Sunday, October 30, 2005

Why Do I Run?

Why do you run? This is the question I get asked the most. And it’s the hardest question to answer.

Fitness is the most obvious benefit of running. That magnificent feeling when you can run up stairs without breathing hard? But I’ve seen runners suffering from all sorts of injuries still running. They’re not fit but they still run. Somebody put it very well once when they said “fitness is a stage on the way to becoming a runner”.

Staying in shape is another benefit. Losing weight and looking trim. But not all runners are slim and trim and they keep on running. There’s got to be something else that motivates runners.

Controlling stress. Running is supposed to reduce stress and it does. But is that enough reason to keep running?

What other reasons can there be? The feeling of accomplishment. The fact that it’s fun or social or challenging. There’s a little bit of each of these but none of them is enough to answer the question.

I don’t think there’s a simple answer. There are probably as many reasons as there are runners. I have noticed that runners tend to be active, achievement oriented and individualistic.

Maybe it’s one on those questions that can’t be answered. Like why are we here? How big is the universe? Why does a brown cow eat green grass and give white milk?

If you are a runner you will know it.
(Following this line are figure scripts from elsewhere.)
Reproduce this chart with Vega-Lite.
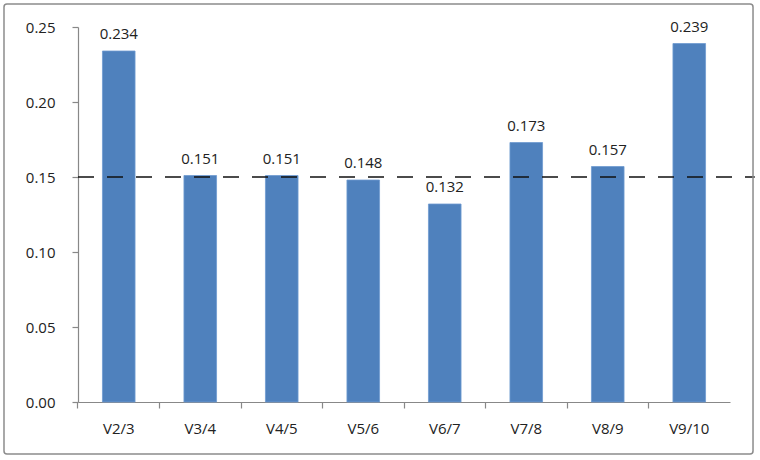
{
  "$schema": "https://vega.github.io/schema/vega-lite/v6.json",
  "autosize": {"type": "none"},
  "width": 652,
  "height": 375,
  "padding": {"left": 78, "top": 27, "right": 30, "bottom": 58},
  "background": "white",
  "config": {
    "view": {"stroke": null},
    "font": "Open Sans",
    "axis": {"grid": false, "domainColor": "#888888", "tickColor": "#888888", "labelColor": "#222222", "labelFontSize": 15, "labelFont": "Open Sans", "title": null, "tickSize": 6, "domainWidth": 1.2, "tickWidth": 1.2}
  },
  "datasets": {
    "bars": [
      {"pair": "V2/3", "value": 0.234},
      {"pair": "V3/4", "value": 0.151},
      {"pair": "V4/5", "value": 0.151},
      {"pair": "V5/6", "value": 0.148},
      {"pair": "V6/7", "value": 0.132},
      {"pair": "V7/8", "value": 0.173},
      {"pair": "V8/9", "value": 0.157},
      {"pair": "V9/10", "value": 0.239}
    ],
    "ref": [{"level": 0.15, "from": 0, "to": 1.038}],
    "frame": [{"x1": -0.1135, "x2": 1.0353, "y1": -0.0347, "y2": 0.2653}]
  },
  "layer": [
    {
      "layer": [
        {
          "data": {"name": "bars"},
          "mark": {"type": "bar", "color": "#4F81BD", "stroke": "#6f9ad0", "strokeWidth": 0.8},
          "encoding": {
            "x": {"field": "pair", "type": "nominal", "sort": null,
                  "scale": {"paddingInner": 0.6, "paddingOuter": 0.3},
                  "axis": {"labelAngle": 0, "bandPosition": -0.75, "labelPadding": 13}},
            "y": {"field": "value", "type": "quantitative",
                  "scale": {"domain": [0, 0.25], "nice": false},
                  "axis": {"values": [0, 0.05, 0.1, 0.15, 0.2, 0.25], "format": ".2f", "labelPadding": 17}}
          }
        },
        {
          "data": {"name": "bars"},
          "mark": {"type": "text", "dy": -17, "fontSize": 15, "color": "#222222", "font": "Open Sans"},
          "encoding": {
            "x": {"field": "pair", "type": "nominal", "sort": null},
            "y": {"field": "value", "type": "quantitative"},
            "text": {"field": "value", "type": "quantitative", "format": ".3f"}
          }
        }
      ]
    },
    {
      "layer": [
        {
          "data": {"name": "ref"},
          "mark": {"type": "rule", "color": "#111111", "strokeWidth": 1.6, "strokeDash": [16, 13], "clip": false},
          "encoding": {
            "x": {"field": "from", "type": "quantitative", "scale": {"domain": [0, 1], "nice": false, "zero": false}, "axis": null},
            "x2": {"field": "to"},
            "y": {"field": "level", "type": "quantitative"}
          }
        },
        {
          "data": {"name": "frame"},
          "mark": {"type": "rect", "fill": null, "stroke": "#8c8c8c", "strokeWidth": 1.5, "cornerRadius": 3, "clip": false},
          "encoding": {
            "x": {"field": "x1", "type": "quantitative", "axis": null},
            "x2": {"field": "x2"},
            "y": {"field": "y1", "type": "quantitative"},
            "y2": {"field": "y2"}
          }
        }
      ]
    }
  ],
  "resolve": {"scale": {"x": "independent"}}
}
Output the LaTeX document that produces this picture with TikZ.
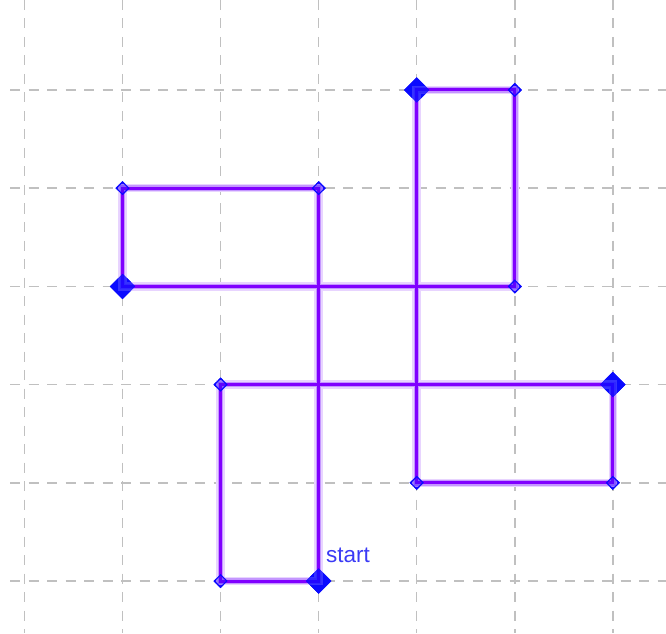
\documentclass[tikz,border=0pt]{standalone}
\usepackage{fontspec}
\setmainfont{Liberation Sans}
\usetikzlibrary{shapes.geometric}
\definecolor{pathviolet}{HTML}{8000FF}
\definecolor{haloviolet}{HTML}{E8D4FF}
\definecolor{halomid}{HTML}{C496FF}
\definecolor{markblue}{HTML}{0A0AFF}
\definecolor{gridgray}{HTML}{C0C0C0}
\definecolor{labelblue}{HTML}{3A3AF5}
\tikzset{
  gridline/.style={gridgray, line width=1.5pt, dash pattern=on 10pt off 8.5pt},
  halo/.style={haloviolet, line width=8.5pt, line join=miter},
  halotwo/.style={halomid, line width=5.5pt, line join=miter},
  route/.style={pathviolet, line width=3pt, line join=miter},
  bigmark/.style={diamond, fill=markblue, draw=markblue, inner sep=0pt, minimum size=25pt},
  smallmark/.style={diamond, fill=markblue!60!pathviolet, draw=markblue, line width=1.2pt, inner sep=0pt, minimum size=13pt},
  lbl/.style={labelblue, font=\fontsize{22.5}{26}\selectfont, inner sep=0pt}
}
\begin{document}
\begin{tikzpicture}[x=1pt,y=1pt]
\useasboundingbox (0,0) rectangle (666,633);
% grid
\foreach \i in {0,...,6} {
  \draw[gridline] ({24.5+98.05*\i},633) -- ({24.5+98.05*\i},0);
}
\foreach \j in {0,...,5} {
  \draw[gridline] (10,{52+98.2*\j}) -- (666,{52+98.2*\j});
}
\begin{scope}[shift={(24.5,52)}, x=98.05pt, y=98.2pt]
\coordinate (p0) at (3,0);
\coordinate (p1) at (2,0);
\coordinate (p2) at (2,2);
\coordinate (p3) at (6,2);
\coordinate (p4) at (6,1);
\coordinate (p5) at (4,1);
\coordinate (p6) at (4,5);
\coordinate (p7) at (5,5);
\coordinate (p8) at (5,3);
\coordinate (p9) at (1,3);
\coordinate (p10) at (1,4);
\coordinate (p11) at (3,4);
\foreach \k in {1,2,4,5,7,8,10,11} { \node[smallmark] (m\k) at (p\k) {}; }
\foreach \k in {0,3,6,9} { \node[bigmark] (m\k) at (p\k) {}; }
\draw[halo] (p0) -- (p1) -- (p2) -- (p3) -- (p4) -- (p5) -- (p6) -- (p7) -- (p8) -- (p9) -- (p10) -- (p11) -- cycle;
\draw[halotwo] (p0) -- (p1) -- (p2) -- (p3) -- (p4) -- (p5) -- (p6) -- (p7) -- (p8) -- (p9) -- (p10) -- (p11) -- cycle;
\draw[route] (p0) -- (p1) -- (p2) -- (p3) -- (p4) -- (p5) -- (p6) -- (p7) -- (p8) -- (p9) -- (p10) -- (p11) -- cycle;
\foreach \k in {0,3,6,9} { \node[bigmark, fill opacity=0.8, draw opacity=0.8] at (p\k) {}; }
\foreach \k in {1,2,4,5,7,8,10,11} { \node[smallmark, fill opacity=0.45] at (p\k) {}; }
\end{scope}
\node[lbl, anchor=base west] (startlbl) at (326,71) {start};
\end{tikzpicture}
\end{document}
You will feel that passion that makes you keep running whether it’s on your own or with others, whether you run races or your own routes, whether it’s every day or once a week or whenever.

Maybe it’s as simple as “I run because I must”. Either you are a runner or you aren’t. And if you are, you will know it and you will love it.

The photo shows me in the background and my buddy, Brian Marshall, during one of the many river crossings during the Addo Elephant 100 Miler in the Addo Elephant Park in the Eastern Cape of South Africa in April 2005. We finally finished in 28:33.

"Running is the classical road to self-consciousness, self-awareness and self-reliance. Independence is the outstanding characteristic of the runner. He learns the harsh reality of his physical and mental limitations when he runs. He learns that personal commitment, sacrifice and determination are his only means to betterment. Runners only get promoted through self-conquest."
-Noel Carroll, Irish track trailblazer

Tuesday, October 11, 2005

A Blogger is Born

There is something frightening in becoming a blogger. I think it's because the private thoughts that you always kept in your head suddenly become public domain. People always thought you were nuts but they had no proof. Now, they have the proof......

Running in AustraliaEverybody should have a passion in life. Not just an interest or something we think about occassionally. It should be our raison d'etre, our reason for being. I find my passion in running. I run anything. Track, cross country, road races and trail races. I run any distance from 100 meters to 1000 kms. I am a runner.

I have always had some interest in running but it was in March 1979 at the tender age of 27 that I officially became a runner. I bought myself a pair of running shoes and set out to run as far as I could. After 1500 meters, not even a mile, I ground to a halt. I turned and walked home. That 3 km route (1500 meters out and 1500 meters back) became my training ground. I ran that route nearly every day for months. Slowly I learnt the secrets of running like pacing and breathing. Only after I had mastered this distance did I try to run further.

I took me three years to build up to 8 kms. My body adapted to my new lifestyle and running became a part of my life. I felt fitter and more wide awake. I experienced the highs of regular exercise and my mind revelled in the new found freedom of thinking on the run. I discovered that running wasn't only a physical activity. It exercised all my dimensions, particularly my intellect.

This blog will be a mixture of intellectual thoughts and physical exercise but it will all revolve around my love of running. I will try and share the highs and the lows. The victories and the defeats. The experiences of half a lifetime of running.

The photo shows me running the Jindabyne Marathon in the Snowy Mountains of Australia. They claim it is the highest marathon in Australia. I think it was also the wettest. The road kill I saw on the route included a fox and 3 kangaroos.